Three Traverse City residents are suing H&R Block for delayed tax returns.
According to documents filed in federal court, the suit claims H&R Block improperly filled out a form used to claim educational credits. This caused a delay in the trio's tax returns, and money they say they were counting on.
For struggling Northwestern Michigan College Students Jessica Scruggs, Bruce Kenney, and Ferris State University student Cindy Russell, tax refunds mean gas in their cars, money for bills and food on the table.
"I'm a single parent and depend on my taxes every year so I can take care of things my son and I need for the rest of the year," said Russell.
But this year, that money isn't coming back as quickly as they say it was promised.
"I called H&R Block and they said it was the IRS' fault," said Scruggs. "And the IRS basically said that H&R Block didn't upgrade their software."
All three, relying on H&R Block's timely guarantee, have been waiting more than six weeks for their refunds.
"They tell me, oh, it's being processed, so between 1-4 weeks," said Kenney. "Well, I waited the 1-4, which you know, never happened. And then I called them again this week, then they said well, 1-4..."
The common problem: The American Opportunity and Lifetime Learning Credit, also known as Form 8863. This form helps offset education costs. The trio says this form was incorrectly filled out, slowing down the process, and in return, each one of their refunds.
"I've always gotten my taxes back within three weeks, so this is mind-blowing and really stressful," said Russell.
Not only is this a problem for these three, but federal court documents show approximately 600,000 other people with the same delay. Six weeks late.
"They guarantee a certain turn around time on refunds, so people sign up for H&R Block and use their services, relying on those guarantees, and they're not getting these guarantees," said Alyson Oliver, attorney and counselor with The Oliver Law Group. "They want refunds of the funds from hiring H&R Block to do these things that they really haven't done."
Oliver says a class-action lawsuit is necessary, and warns folks to beware of that fine print.
"We would like more people to come forward," said Oliver. "The big issue is in this case is that H&R Block has an arbitration clause in their contracts, and that prevents class-action lawsuits from going forward (if the person who signed it doesn't opt of that arbitration clause)."
In response to the hundreds of thousands of people affected, H&R Block CEO Bill Cobb issued the following statement:
"This was an issue with the form transmission.
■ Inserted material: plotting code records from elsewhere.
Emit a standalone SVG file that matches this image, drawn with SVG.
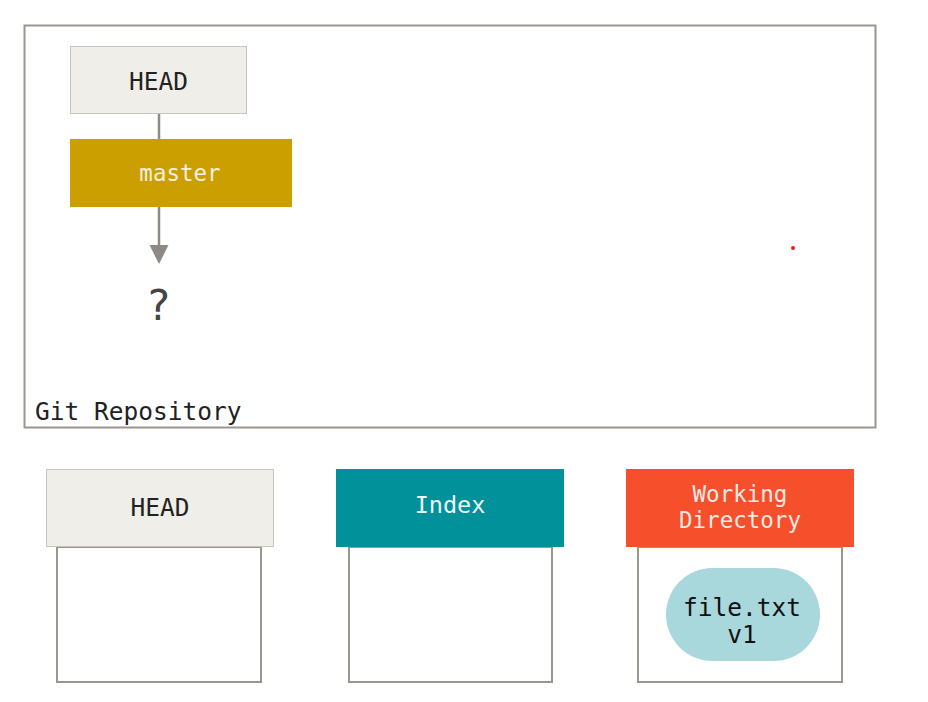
<svg xmlns="http://www.w3.org/2000/svg" width="928" height="702" viewBox="0 0 928 702">
<defs>
<style>
.t{font-family:"DejaVu Sans Mono","Liberation Mono",monospace;font-size:24.5px;text-anchor:middle;dominant-baseline:central}
.w{font-size:22.5px}
.box{fill:#fff;stroke:#9a958f;stroke-width:2}
.light{fill:#efeee8;stroke:#c8c5be;stroke-width:1}
.conn{stroke:#8e8a85;stroke-width:2.5;fill:none}
</style>
</defs>
<rect width="928" height="702" fill="#fff"/>
<g id="repository">
<rect class="box" x="24.5" y="25.5" width="851" height="402"/>
<text class="t" x="35" y="411" style="text-anchor:start" fill="#222">Git Repository</text>
</g>
<g id="connectors">
<line class="conn" x1="159" y1="114" x2="159" y2="139"/>
<line class="conn" x1="159" y1="207" x2="159" y2="246"/>
<path d="M149.5,245 L168.5,245 L159,264 Z" fill="#8e8a85"/>
</g>
<g id="head-top">
<rect class="light" x="70.5" y="46.5" width="176" height="67"/>
<text class="t" x="158.5" y="81" fill="#222">HEAD</text>
</g>
<g id="master">
<rect x="70" y="139" width="222" height="68" fill="#cc9f00"/>
<text class="t w" x="180" y="173" fill="#f5efe0">master</text>
</g>
<g id="unknown">
<text x="159" y="305" style="font-family:'DejaVu Sans',sans-serif;font-size:42px;text-anchor:middle;dominant-baseline:central" fill="#444">?</text>
</g>
<circle cx="793" cy="248" r="2" fill="#e02020"/>
<g id="head-area">
<rect class="box" x="57" y="547" width="204" height="135"/>
<rect class="light" x="46.5" y="469.5" width="227" height="77"/>
<text class="t" x="160" y="507" fill="#222">HEAD</text>
</g>
<g id="index-area">
<rect class="box" x="349" y="547" width="203" height="135"/>
<rect x="336" y="469" width="228" height="78" fill="#00919a"/>
<text class="t" x="450" y="505" style="font-size:23.5px" fill="#eef6f6">Index</text>
</g>
<g id="working-area">
<rect class="box" x="638" y="547" width="204" height="135"/>
<rect x="626" y="469" width="228" height="78" fill="#f54f2b"/>
<text class="t w" x="740" y="494" fill="#fbe9e4">Working</text>
<text class="t w" x="740" y="520" fill="#fbe9e4">Directory</text>
</g>
<g id="file-v1">
<rect x="666" y="568" width="154" height="93" rx="46.5" fill="#a8d8dc"/>
<text class="t" x="742" y="607" fill="#111">file.txt</text>
<text class="t" x="742" y="634" fill="#111">v1</text>
</g>
</svg>
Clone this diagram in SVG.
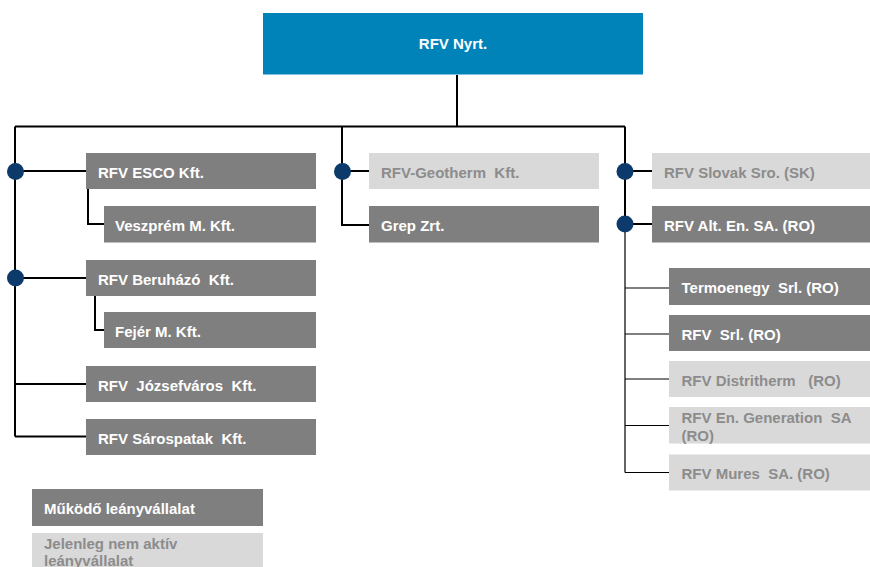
<svg xmlns="http://www.w3.org/2000/svg" width="870" height="567" viewBox="0 0 870 567">
<style>
text{font-family:"Liberation Sans",Arial,sans-serif;font-weight:bold;font-size:15px;white-space:pre}
.d rect{fill:#7f7f7f}
.d text{fill:#ffffff}
.l rect{fill:#d9d9d9}
.l text{fill:#8c8c8c}
.c{fill:none;stroke:#000;stroke-width:2}
.t{fill:none;stroke:#000;stroke-width:1.2}
.dot{fill:#0b3a6b}
</style>
<rect width="870" height="567" fill="#fff"/>
<g id="connectors">
<path class="c" d="M457,75V126.5M15,126.5H625M15,126.5V436.5M15,171H86M15,278H86M15,384H86M15,436.5H86M88,189V224H104M95,296V330H104M342,126.5V225H369M342,171H369M625,126.5V224M625,171H652M625,224H652"/>
<path class="t" d="M625,224V472.5M625,288H669M625,334H669M625,379H669M625,425.5H669M625,472.5H669"/>
<circle class="dot" cx="15.5" cy="171.5" r="8.5"/>
<circle class="dot" cx="15.5" cy="278" r="8.5"/>
<circle class="dot" cx="342.5" cy="171.5" r="8.5"/>
<circle class="dot" cx="625" cy="171.5" r="8.5"/>
<circle class="dot" cx="625" cy="224" r="8.5"/>
</g>
<g id="rfv-nyrt"><rect x="263" y="13" width="380" height="61.5" fill="#0083b8"/><text x="453" y="49" fill="#fff" text-anchor="middle">RFV Nyrt.</text></g>
<g id="esco" class="d"><rect x="86" y="153" width="230" height="36"/><text x="98" y="178" xml:space="preserve">RFV ESCO Kft.</text></g>
<g id="veszprem" class="d"><rect x="104" y="206" width="212" height="36.5"/><text x="115" y="230.5" xml:space="preserve">Veszprém M. Kft.</text></g>
<g id="beruhazo" class="d"><rect x="86" y="260" width="230" height="36"/><text x="98" y="284.5" xml:space="preserve">RFV Beruházó  Kft.</text></g>
<g id="fejer" class="d"><rect x="104" y="312" width="212" height="36"/><text x="115" y="336.5" xml:space="preserve">Fejér M. Kft.</text></g>
<g id="jozsefvaros" class="d"><rect x="86" y="366" width="230" height="36"/><text x="98" y="390.5" xml:space="preserve">RFV  Józsefváros  Kft.</text></g>
<g id="sarospatak" class="d"><rect x="86" y="419" width="230" height="36"/><text x="98" y="443.5" xml:space="preserve">RFV Sárospatak  Kft.</text></g>
<g id="geotherm" class="l"><rect x="369" y="153" width="230" height="36"/><text x="381" y="178" xml:space="preserve">RFV-Geotherm  Kft.</text></g>
<g id="grep" class="d"><rect x="369" y="206" width="230" height="36.5"/><text x="381" y="230.5">Grep Zrt.</text></g>
<g id="slovak" class="l"><rect x="652" y="153" width="218" height="36"/><text x="664" y="178">RFV Slovak Sro. (SK)</text></g>
<g id="alt-en" class="d"><rect x="652" y="206" width="218" height="36.5"/><text x="664" y="230.5">RFV Alt. En. SA. (RO)</text></g>
<g id="termoenegy" class="d"><rect x="669" y="268" width="201" height="37"/><text x="681.5" y="293" xml:space="preserve">Termoenegy  Srl. (RO)</text></g>
<g id="rfv-srl" class="d"><rect x="669" y="315" width="201" height="36"/><text x="681.5" y="339.5" xml:space="preserve">RFV  Srl. (RO)</text></g>
<g id="distritherm" class="l"><rect x="669" y="361" width="201" height="36"/><text x="681.5" y="385.5" xml:space="preserve">RFV Distritherm   (RO)</text></g>
<g id="en-generation" class="l"><rect x="669" y="407" width="201" height="36.5"/><text x="681.5" y="423" xml:space="preserve">RFV En. Generation  SA</text><text x="681.5" y="441">(RO)</text></g>
<g id="mures" class="l"><rect x="669" y="454.5" width="201" height="36"/><text x="681.5" y="479" xml:space="preserve">RFV Mures  SA. (RO)</text></g>
<g id="legend-active" class="d"><rect x="32" y="489" width="231" height="37"/><text x="44" y="513.5">Működő leányvállalat</text></g>
<g id="legend-inactive" class="l"><rect x="32" y="533" width="231" height="34"/><text x="44" y="549">Jelenleg nem aktív</text><text x="44" y="566">leányvállalat</text></g>
</svg>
This was our mistake, and I sincerely apologize. I want you to know that we hear the frustration of those impacted by this issue loud and clear, and we're working every avenue we can to get your refund to you as fast as possible."
But Scruggs, Russell, and Kenney say an apology isn't putting gas in their cars or paying their bills on time.
"This last month or two has been very stressful," said Scruggs. "It's upsetting, it's depressing."
"It was an awful lot of money to spend to not get our money on time," said Russell.